§ **Provided material**:
↓

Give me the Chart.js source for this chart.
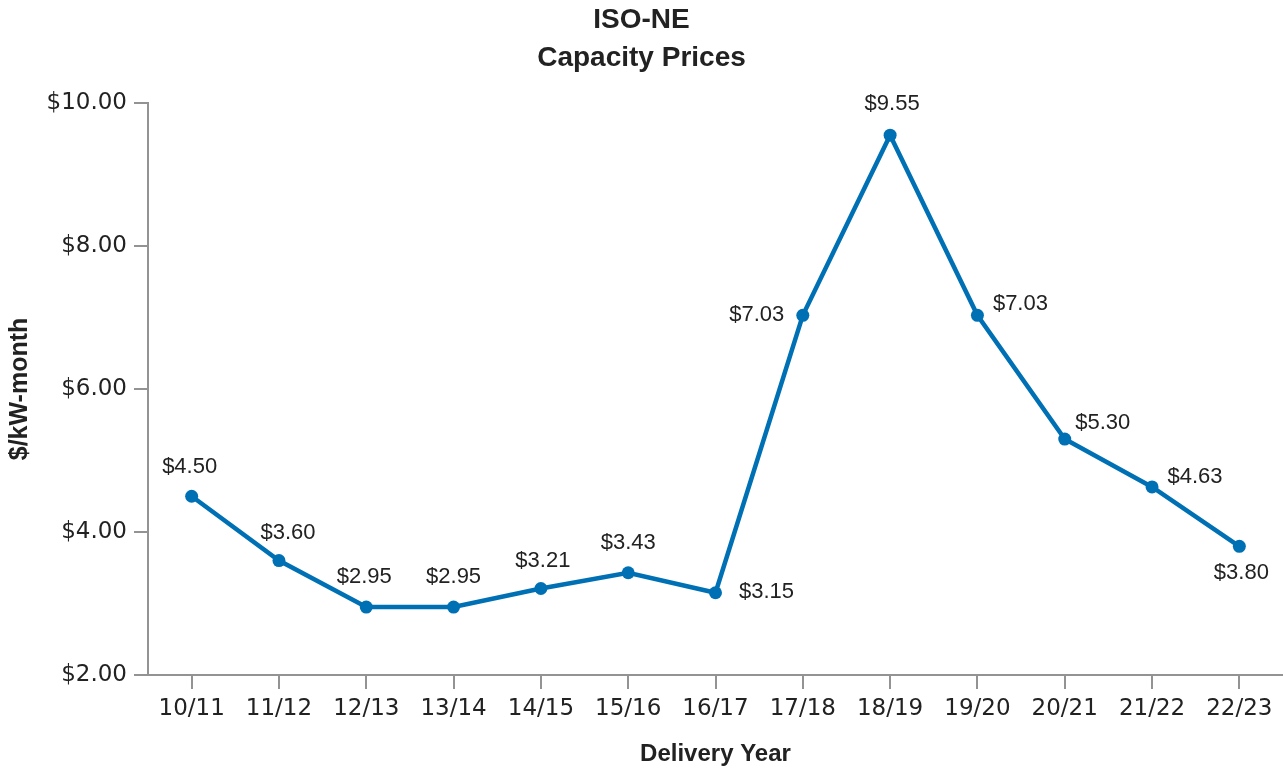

↑
↓

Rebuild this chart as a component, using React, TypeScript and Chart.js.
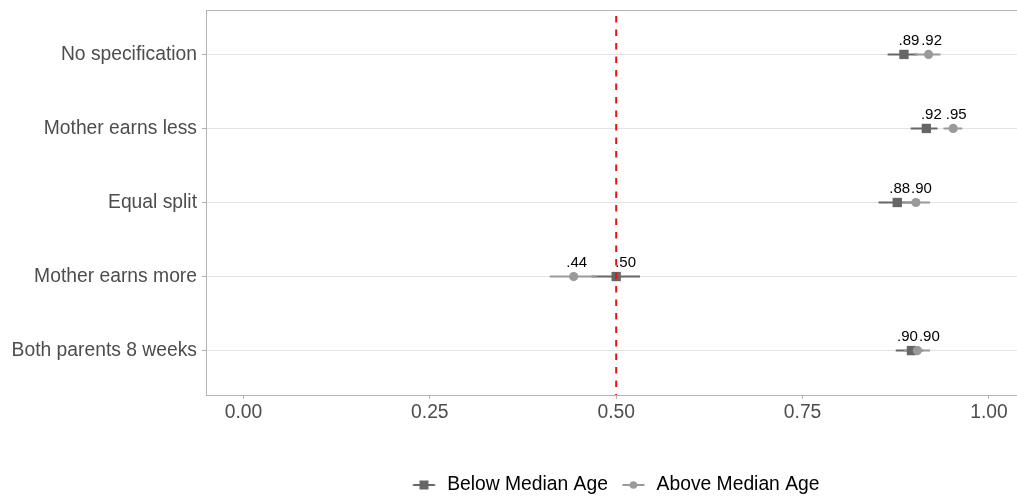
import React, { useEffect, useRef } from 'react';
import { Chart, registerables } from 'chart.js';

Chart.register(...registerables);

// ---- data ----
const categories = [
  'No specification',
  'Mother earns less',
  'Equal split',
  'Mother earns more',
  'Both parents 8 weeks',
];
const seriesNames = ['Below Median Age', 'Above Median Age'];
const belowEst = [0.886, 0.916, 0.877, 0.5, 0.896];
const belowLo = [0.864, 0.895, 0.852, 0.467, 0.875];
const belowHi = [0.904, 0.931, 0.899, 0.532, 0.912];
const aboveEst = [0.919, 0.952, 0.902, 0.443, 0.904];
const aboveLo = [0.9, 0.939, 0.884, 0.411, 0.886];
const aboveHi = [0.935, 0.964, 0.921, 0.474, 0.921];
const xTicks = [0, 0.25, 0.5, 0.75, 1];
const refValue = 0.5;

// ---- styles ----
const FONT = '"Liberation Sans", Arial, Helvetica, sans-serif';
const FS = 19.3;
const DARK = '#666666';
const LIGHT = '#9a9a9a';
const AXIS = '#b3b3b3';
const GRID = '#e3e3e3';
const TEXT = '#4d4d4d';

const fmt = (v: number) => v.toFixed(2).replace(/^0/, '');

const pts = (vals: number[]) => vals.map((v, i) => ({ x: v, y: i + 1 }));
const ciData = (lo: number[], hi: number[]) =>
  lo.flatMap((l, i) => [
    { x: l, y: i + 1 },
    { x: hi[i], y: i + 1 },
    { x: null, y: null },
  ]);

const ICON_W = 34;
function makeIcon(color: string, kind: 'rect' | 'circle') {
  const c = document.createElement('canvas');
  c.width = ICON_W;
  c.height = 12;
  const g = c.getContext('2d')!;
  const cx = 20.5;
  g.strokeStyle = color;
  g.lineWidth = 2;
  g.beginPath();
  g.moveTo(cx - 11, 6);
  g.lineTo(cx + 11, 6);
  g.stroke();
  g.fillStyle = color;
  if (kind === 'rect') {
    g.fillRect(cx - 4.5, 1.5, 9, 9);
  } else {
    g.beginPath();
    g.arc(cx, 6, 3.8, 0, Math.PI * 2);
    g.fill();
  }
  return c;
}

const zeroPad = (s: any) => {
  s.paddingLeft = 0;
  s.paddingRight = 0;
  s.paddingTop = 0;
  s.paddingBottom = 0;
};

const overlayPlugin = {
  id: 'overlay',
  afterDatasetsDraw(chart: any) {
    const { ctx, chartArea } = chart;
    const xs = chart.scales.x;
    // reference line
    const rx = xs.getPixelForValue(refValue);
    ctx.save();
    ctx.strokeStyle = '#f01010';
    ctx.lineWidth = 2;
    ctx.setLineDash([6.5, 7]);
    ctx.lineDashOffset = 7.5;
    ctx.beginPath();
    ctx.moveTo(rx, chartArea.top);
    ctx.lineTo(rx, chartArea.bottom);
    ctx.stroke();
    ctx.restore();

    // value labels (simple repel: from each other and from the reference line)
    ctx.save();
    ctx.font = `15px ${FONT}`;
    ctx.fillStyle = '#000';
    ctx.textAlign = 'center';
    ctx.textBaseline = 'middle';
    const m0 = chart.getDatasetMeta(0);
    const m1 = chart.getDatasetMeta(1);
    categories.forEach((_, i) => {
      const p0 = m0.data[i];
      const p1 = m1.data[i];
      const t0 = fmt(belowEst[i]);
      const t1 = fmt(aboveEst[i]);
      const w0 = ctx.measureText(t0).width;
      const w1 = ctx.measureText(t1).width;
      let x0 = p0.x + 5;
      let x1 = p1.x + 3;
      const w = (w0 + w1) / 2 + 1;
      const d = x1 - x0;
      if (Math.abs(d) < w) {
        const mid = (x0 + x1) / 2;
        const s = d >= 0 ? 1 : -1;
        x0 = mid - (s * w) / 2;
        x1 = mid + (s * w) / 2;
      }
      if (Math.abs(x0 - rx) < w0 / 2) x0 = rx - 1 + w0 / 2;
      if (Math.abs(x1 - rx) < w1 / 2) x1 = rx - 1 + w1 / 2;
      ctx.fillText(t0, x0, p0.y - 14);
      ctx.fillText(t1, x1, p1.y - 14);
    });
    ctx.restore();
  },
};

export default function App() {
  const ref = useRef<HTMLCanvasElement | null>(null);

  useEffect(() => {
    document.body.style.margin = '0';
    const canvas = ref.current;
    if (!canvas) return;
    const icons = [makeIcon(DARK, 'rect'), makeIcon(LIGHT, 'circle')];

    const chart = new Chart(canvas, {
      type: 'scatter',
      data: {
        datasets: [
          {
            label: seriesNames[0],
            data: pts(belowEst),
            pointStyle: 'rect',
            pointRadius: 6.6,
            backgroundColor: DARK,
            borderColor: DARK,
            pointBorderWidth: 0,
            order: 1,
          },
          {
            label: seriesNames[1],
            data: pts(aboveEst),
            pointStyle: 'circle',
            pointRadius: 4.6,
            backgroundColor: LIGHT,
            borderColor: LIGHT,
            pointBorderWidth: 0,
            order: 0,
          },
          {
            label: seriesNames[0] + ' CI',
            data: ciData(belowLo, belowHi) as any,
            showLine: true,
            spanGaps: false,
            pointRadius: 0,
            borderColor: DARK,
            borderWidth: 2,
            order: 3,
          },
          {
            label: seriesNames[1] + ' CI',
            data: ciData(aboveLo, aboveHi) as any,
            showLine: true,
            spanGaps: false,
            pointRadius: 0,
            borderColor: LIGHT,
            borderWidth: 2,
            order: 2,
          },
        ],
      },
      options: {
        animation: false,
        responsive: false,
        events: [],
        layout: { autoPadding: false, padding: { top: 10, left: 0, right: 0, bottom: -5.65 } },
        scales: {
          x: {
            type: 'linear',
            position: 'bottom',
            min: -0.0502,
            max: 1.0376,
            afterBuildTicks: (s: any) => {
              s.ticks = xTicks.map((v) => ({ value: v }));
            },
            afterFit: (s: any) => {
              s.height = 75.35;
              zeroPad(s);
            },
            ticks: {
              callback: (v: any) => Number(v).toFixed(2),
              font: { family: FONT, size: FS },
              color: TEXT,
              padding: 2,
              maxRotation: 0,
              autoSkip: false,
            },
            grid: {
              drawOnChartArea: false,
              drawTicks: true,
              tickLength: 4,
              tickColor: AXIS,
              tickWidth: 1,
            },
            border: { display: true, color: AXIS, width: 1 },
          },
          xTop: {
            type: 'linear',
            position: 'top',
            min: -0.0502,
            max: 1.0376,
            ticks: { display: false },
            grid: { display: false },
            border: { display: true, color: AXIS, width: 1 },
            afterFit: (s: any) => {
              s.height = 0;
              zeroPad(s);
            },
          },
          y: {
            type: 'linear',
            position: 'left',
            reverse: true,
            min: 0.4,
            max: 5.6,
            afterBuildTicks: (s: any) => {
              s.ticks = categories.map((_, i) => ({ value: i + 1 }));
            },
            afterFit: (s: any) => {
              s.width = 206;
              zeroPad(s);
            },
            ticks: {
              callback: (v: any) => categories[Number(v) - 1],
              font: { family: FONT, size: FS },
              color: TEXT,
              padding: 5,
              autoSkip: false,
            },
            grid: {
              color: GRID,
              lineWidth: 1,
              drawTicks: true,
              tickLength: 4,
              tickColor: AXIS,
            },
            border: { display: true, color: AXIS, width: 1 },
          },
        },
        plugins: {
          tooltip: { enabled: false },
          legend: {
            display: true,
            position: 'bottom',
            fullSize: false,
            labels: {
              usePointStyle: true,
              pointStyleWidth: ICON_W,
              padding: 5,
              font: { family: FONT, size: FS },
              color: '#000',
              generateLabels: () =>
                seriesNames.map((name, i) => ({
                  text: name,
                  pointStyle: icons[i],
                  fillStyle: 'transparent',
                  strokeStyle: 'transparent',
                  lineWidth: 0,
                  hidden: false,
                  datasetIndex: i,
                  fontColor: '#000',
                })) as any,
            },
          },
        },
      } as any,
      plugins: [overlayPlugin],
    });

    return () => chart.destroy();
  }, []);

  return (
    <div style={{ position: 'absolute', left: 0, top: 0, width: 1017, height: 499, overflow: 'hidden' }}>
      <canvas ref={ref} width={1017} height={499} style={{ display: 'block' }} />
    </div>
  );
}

↑

§ **The task**: Both the line containing "Rebuild this chart" and the line containing "const refValue = 0.5;" belong in the copy, along with every line between them. Reproduce that stretch exactly, without the pictures.

§ **Task result**:
Rebuild this chart as a component, using React, TypeScript and Chart.js.
import React, { useEffect, useRef } from 'react';
import { Chart, registerables } from 'chart.js';

Chart.register(...registerables);

// ---- data ----
const categories = [
  'No specification',
  'Mother earns less',
  'Equal split',
  'Mother earns more',
  'Both parents 8 weeks',
];
const seriesNames = ['Below Median Age', 'Above Median Age'];
const belowEst = [0.886, 0.916, 0.877, 0.5, 0.896];
const belowLo = [0.864, 0.895, 0.852, 0.467, 0.875];
const belowHi = [0.904, 0.931, 0.899, 0.532, 0.912];
const aboveEst = [0.919, 0.952, 0.902, 0.443, 0.904];
const aboveLo = [0.9, 0.939, 0.884, 0.411, 0.886];
const aboveHi = [0.935, 0.964, 0.921, 0.474, 0.921];
const xTicks = [0, 0.25, 0.5, 0.75, 1];
const refValue = 0.5;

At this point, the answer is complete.